Sunday, August 06, 2017

Weekend Diversion: Songs I found


I often talk about the things I find on the Internet when looking for something else. Sometimes it’s new information, sometimes it expands on and provides more details about something I know. But there are also times when something sends me looking for more information, and this week was one of those times.

The video above is the music video for “All We Are” by German (I think…) group Jonah from their new album, Wicked Fever. I went looking for the song because it was used in the Vodafone ad I shared this past Wednesday, and I wondered who did it and what the whole song sounded like.

Whenever I look for a song I don’t know, I start with the obvious—the chorus—but often it’s too generic to help when I don’t know what I’m trying to find. So this time I used one lyric from the song I thought was distinctive—“We're just like oxygen”—and that led me to the video above.

This was actually far easier than finding the next song on my list.

HGTV New Zealand is running a promotional commercial for its programming (no video of which is available) that featured a song I quite liked—the melody, the arrangement, and the vocals. But I could never seem to remember any of the lyrics. I Googled some of the lyrics and each time found a song that was completely different. Then I’d forget about it.

Then one evening I pulled out my iPad and tried again, searching other lyrics and I hit on a blog post where the person was talking about songs used in YouTube videos that they liked, and the first one they’d traced back to a site that licenses songs for film, video and TV use, including commercials. The song is called “Love is Home” and it was written by Jake Shillingford and Nicholas Evans and licenses to use it are sold on a site called Audio Network [LISTEN]. They don’t say who performs the vocals.

So, I bookmarked the site, and went to bed, intending on looking it up again the next day.

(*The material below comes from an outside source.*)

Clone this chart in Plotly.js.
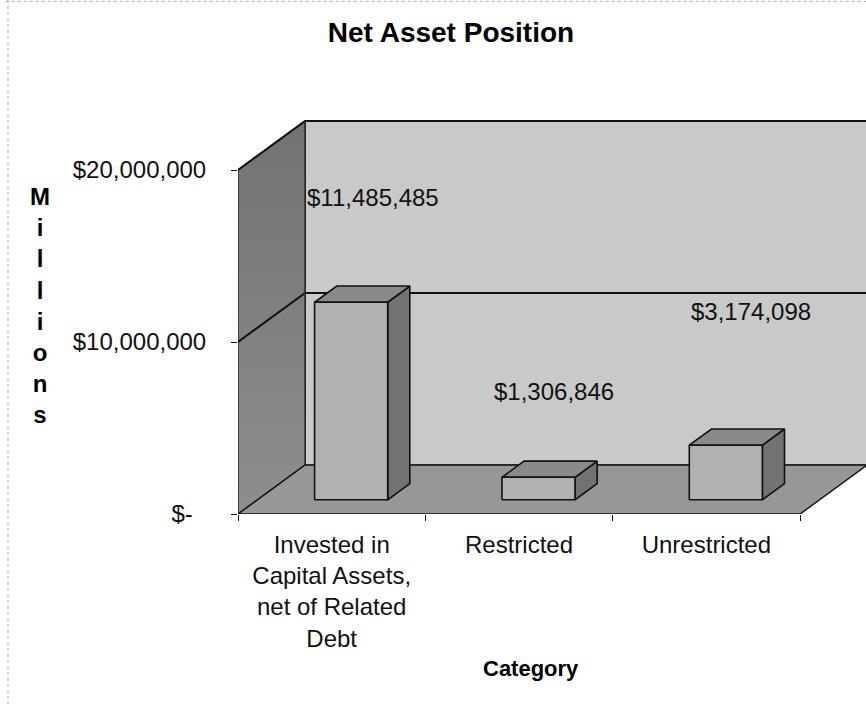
<!DOCTYPE html>
<html>
<head>
<meta charset="utf-8">
<script src="https://cdn.plot.ly/plotly-3.0.1.min.js"></script>
<style>html,body{margin:0;padding:0;background:#fff;}#chart{width:866px;height:704px;}</style>
</head>
<body>
<div id="chart"></div>
<script>
// ---- data ----
const categories = ["Invested in<br>Capital Assets,<br>net of Related<br>Debt", "Restricted", "Unrestricted"];
const values = [11485485, 1306846, 3174098];
const valueLabels = ["$11,485,485", "$1,306,846", "$3,174,098"];
const yTickVals = [0, 10000000, 20000000];
const yTickText = ["$-\u00a0\u00a0", "$10,000,000", "$20,000,000"];
const chartTitle = "Net Asset Position";
const xTitle = "Category";
const yTitle = "Millions";

// ---- 3D look geometry (styling) ----
const DX = 0.358;          // depth offset in category units
const DY = 2849000;        // depth offset in value units
const WALL_TOP = 20000000; // top of walls (last tick)
const BAR_W = 0.39;
const D0 = 0.29, D1 = 0.62; // bar depth span
const Y_MAX = 22965000;
const X_MIN = -0.5, X_MAX = 2.852;
const LABEL_SHIFT = [[41, 119], [35, 100], [45, 148]]; // label offsets in px

const FONT = "Liberation Sans, Arial, sans-serif";
const traces = [];
function poly(xs, ys, fill, lw, extra) {
  const t = {x: xs.concat([xs[0]]), y: ys.concat([ys[0]]), type: 'scatter', mode: 'lines',
    fill: 'toself', fillcolor: fill, line: {color: '#111', width: lw}, hoverinfo: 'skip', showlegend: false};
  Object.assign(t, extra || {});
  traces.push(t);
}
function line(xs, ys, lw) {
  traces.push({x: xs, y: ys, type: 'scatter', mode: 'lines', line: {color: '#111', width: lw},
    hoverinfo: 'skip', showlegend: false});
}
const nCat = categories.length;
const xL = -0.5, xR = nCat - 0.5;
// back wall
poly([xL + DX, xR + DX, xR + DX, xL + DX], [DY, DY, WALL_TOP + DY, WALL_TOP + DY], '#c9c9c9', 1.2);
// left wall
poly([xL, xL + DX, xL + DX, xL], [0, DY, WALL_TOP + DY, WALL_TOP], '#858585', 1.2,
  {fillgradient: {type: 'vertical', colorscale: [[0, '#8e8e8e'], [1, '#727272']]}});
// floor
poly([xL, xR, xR + DX, xL + DX], [0, 0, DY, DY], '#979797', 1.4);
// gridlines on walls
yTickVals.slice(1).forEach(v => {
  line([xL, xL + DX, xR + DX], [v, v + DY, v + DY], 2);
});
// bars
values.forEach((v, i) => {
  const x0 = i - BAR_W / 2 + D0 * DX, x1 = x0 + BAR_W;
  const y0 = D0 * DY, yT = v + D0 * DY;
  const ddx = (D1 - D0) * DX, ddy = (D1 - D0) * DY;
  poly([x1, x1 + ddx, x1 + ddx, x1], [y0, y0 + ddy, yT + ddy, yT], '#727272', 1.6);
  poly([x0, x1, x1 + ddx, x0 + ddx], [yT, yT, yT + ddy, yT + ddy], '#8a8a8a', 1.6);
  poly([x0, x1, x1, x0], [y0, y0, yT, yT], '#b1b1b1', 1.6);
});

const annotations = values.map((v, i) => ({
  x: i, y: v, xref: 'x', yref: 'y', text: valueLabels[i], showarrow: false,
  xshift: LABEL_SHIFT[i][0], yshift: LABEL_SHIFT[i][1],
  font: {family: FONT, size: 24, color: '#111'}
}));
annotations.push({
  xref: 'paper', yref: 'paper', x: (40 - 238) / 628, y: 0.529, xanchor: 'center', yanchor: 'middle',
  text: '<b>' + yTitle.split('').join('<br>') + '</b>', showarrow: false,
  font: {family: FONT, size: 24, color: '#000'}
});
annotations.push({
  xref: 'paper', yref: 'paper', x: (531 - 238) / 628, y: (514 - 668) / 393, xanchor: 'center', yanchor: 'middle',
  text: '<b>' + xTitle + '</b>', showarrow: false,
  font: {family: FONT, size: 22, color: '#000'}
});

const layout = {
  width: 866, height: 704,
  margin: {l: 238, r: 0, t: 119, b: 190, pad: 0},
  paper_bgcolor: '#fff', plot_bgcolor: '#fff',
  showlegend: false,
  title: {text: '<b>' + chartTitle + '</b>', x: 451 / 866, xref: 'container', xanchor: 'center',
    y: 1 - 32 / 704, yref: 'container', yanchor: 'middle',
    font: {family: FONT, size: 28, color: '#000'}},
  xaxis: {range: [X_MIN, X_MAX], tickvals: [0, 1, 2], ticktext: categories, ticks: '',
    showgrid: false, zeroline: false, showline: false, fixedrange: true,
    ticklabelstandoff: 14,
    tickfont: {family: FONT, size: 24, color: '#111'},
    minor: {tickvals: [-0.5, 0.5, 1.5, 2.5], ticks: 'outside', ticklen: 6, tickcolor: '#111', tickwidth: 1, showgrid: false}},
  yaxis: {range: [0, Y_MAX], tickvals: yTickVals, ticktext: yTickText, ticks: 'outside', ticklen: 6,
    tickcolor: '#111', showgrid: false, zeroline: false, showline: false, fixedrange: true,
    ticklabelstandoff: 20,
    tickfont: {family: FONT, size: 24, color: '#111'}},
  annotations: annotations,
  shapes: [
    {type: 'line', xref: 'paper', yref: 'paper', x0: -0.37, x1: 1, y0: (514 - 4) / 393, y1: (514 - 4) / 393,
      line: {color: '#aaa', width: 1, dash: 'dot'}},
    {type: 'line', xref: 'paper', yref: 'paper', x0: (8 - 238) / 628, x1: (8 - 238) / 628, y0: (514 - 704) / 393, y1: (514 - 2) / 393,
      line: {color: '#aaa', width: 1, dash: 'dot'}}
  ]
};
Plotly.newPlot('chart', traces, layout, {displayModeBar: false, staticPlot: true});
</script>
</body>
</html>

Only trouble was, I made a mistake and I lost the link. I needed to find it again.

I again ran into problems finding the song, but I remembered the post about YouTube, added that, and eventually found Audio Network again. To be honest, this time it was really good luck more than a good and methodical system, but I got there. Mystery solved, and all that.

Because of this fraught second search I found Audio Network that, at first, seemed to be an interesting source for licensed music. However, there’s one major drawback: Each use is a separate project—each YouTube video, for example—and it requires a separate license and separate license fee. This makes some sense, and if someone wanted to use a piece as theme music, they could probably negotiate a special license (and fee…). But there was a bigger problem: A convoluted system for registering the fact one is licensed to use a song in a YouTube video, a system that involves dealing with what is apparently an inevitable copyright claim against one’s video. Having experienced that once long ago, I have no desire to go through that again, so I won’t be using any of their music. The music I do use is free, anyway.

There’s nothing particularly new about me searching for a song, and a couple years ago I blogged about one such effort, when I found the Fall Out Boy song “Uma Thurman”, something I found by Googling something like, “song with Munsters theme in it”, and then I found a really cool music video, which was really the reason I blogged about it at all.

This time, it went the other way around: I blogged about a TV commercial, and then set out to find the song used in it. I like finding out new things, and I also like solving mysteries. This time, I did both. I bet it’ll happen again, too.